Gardening With Tony
Does anyone really know what roots do? We know that they are important parts of almost all plants, that draw nutrients from soil and water, and that they provide structural support so that plants can stand upright. Yet, we really do not know all of what they they could be doing right now, underground, where no one can see them.
Big roots of big trees unfortunately sometimes cause big problems by displacing pavement and other features. They commonly displace pavement because they naturally disperse laterally just below the surface of the soil, and do the same directly below pavement as if it were the thin layer of soil that they require above. Roots of many trees are actually attracted to pavement because it is better insulated than some types of soil, and may even retain moisture better. As roots grow and expand, they displace the pavement above.
They do not displace retaining walls or foundations as commonly because they are not so tempted to go under them. When they do displace such features, it is usually because they disperse against them and displace them laterally.
Although often blamed for such problems, roots only rarely interfere with subterranean utilities like water pipes and sewer pipes. Most pipes are deep enough to avoid the majority of roots. However, very old sewer pipes of unsealed terracotta segments or unsealed iron can leak slightly but enough to attract and become invaded by roots. Also, some types of trees are notorious for invading septic systems.

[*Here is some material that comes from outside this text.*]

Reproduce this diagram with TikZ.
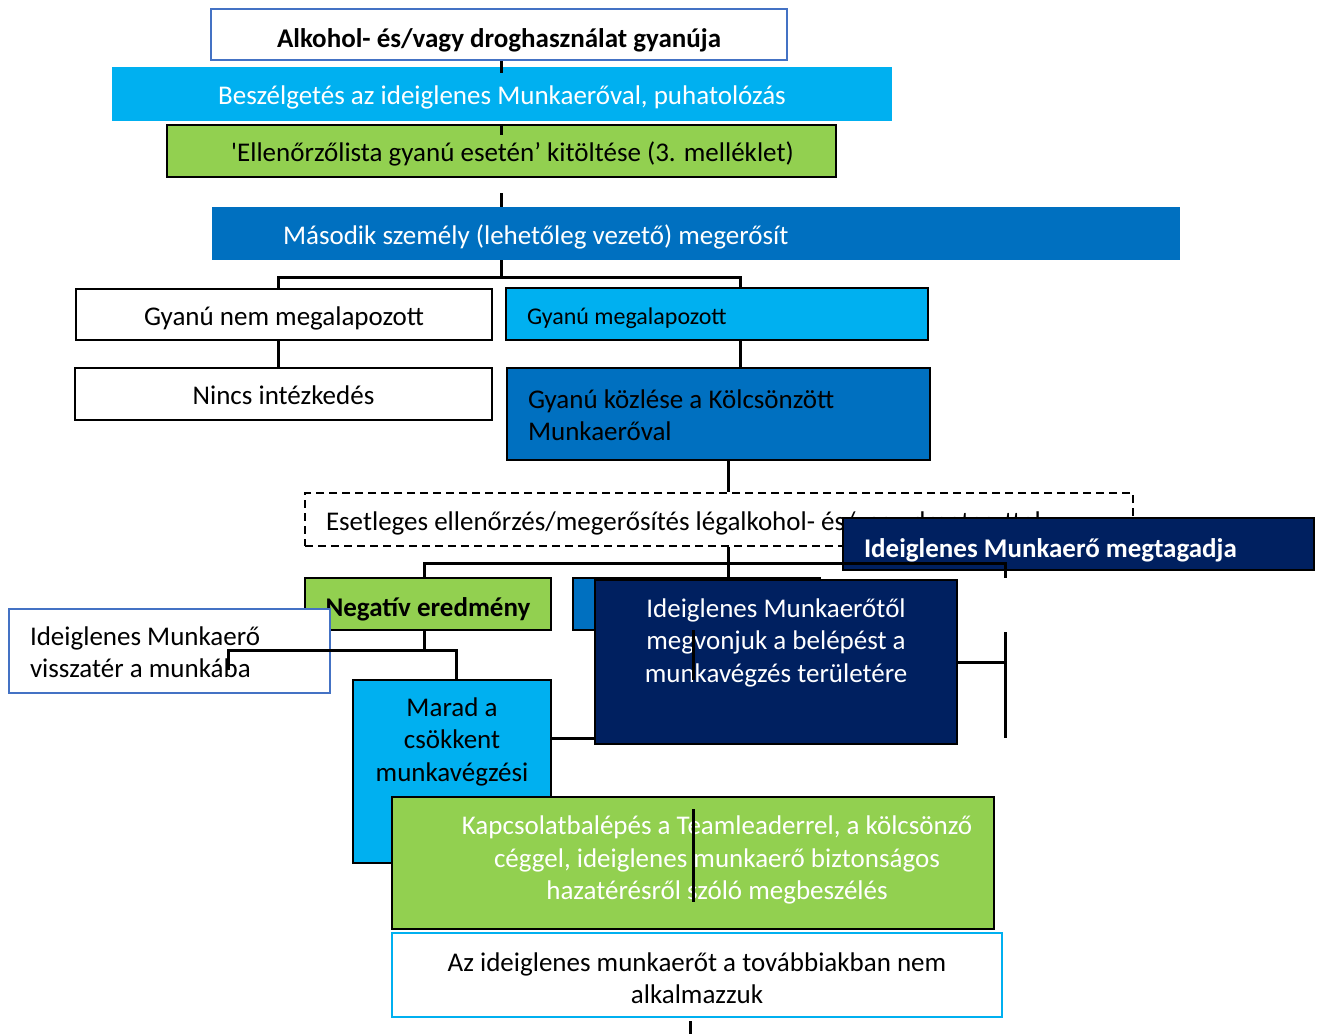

Various types of root barriers limit lateral dispersion of roots and promote deeper dispersion to protect pavement and features at the surface of the soil. They are somewhat effective for certain types of trees that innately exhibit aggressive roots. Alternatively, trees that innately exhibit complaisant or deeply dispersed roots may be selected for situations in which aggressive roots would be a problem.
Roots that are already causing problems most often need to be severed. Unfortunately, severing substantial roots is very distressful to the affected trees, and can even be destabilizing. Trees with fibrous roots, like redwoods and crape myrtles, recover from minor root damage somewhat efficiently. Many other trees, like oaks and most maples, are very sensitive to such damage. If it becomes necessary to sever major roots or large portions of a root system, an arborist might determine that it would actually be more practical to remove the affected tree than to allow it to be destabilized or to deteriorate slowly before ultimately succumbing to damage.
tree of the week: black walnut
Although native to Northern California and almost as far south as the south end of the San Joaquin Valley, most local black walnut trees, Juglans hinsdii, are secondary growth from the rootstock of what were once grafted English walnuts, or descendents of such trees. (English walnut trees are grafted onto black walnut understock.) However, the massive old trees that flank old roads between towns of the South and Central Coasts were planted as large shade trees nearly a century ago. They are now about sixty feet tall, with lofty broad canopies. Their foot long leaves are pinnately compound, with about eleven to nineteen slightly dentate leaflets that are about three or four inches long. The hard nuts and thick husks are far too messy for refined gardens. Foliage turns an appealing shade of yellow in autumn, but then stains pavement below like the nuts and husks do.
Native black walnut trees, Juglans californica, of the Santa Monica Mountains and the Hollywood Hills, gets only about half as tall and broad, typically with multiple trunks like really big shrubs.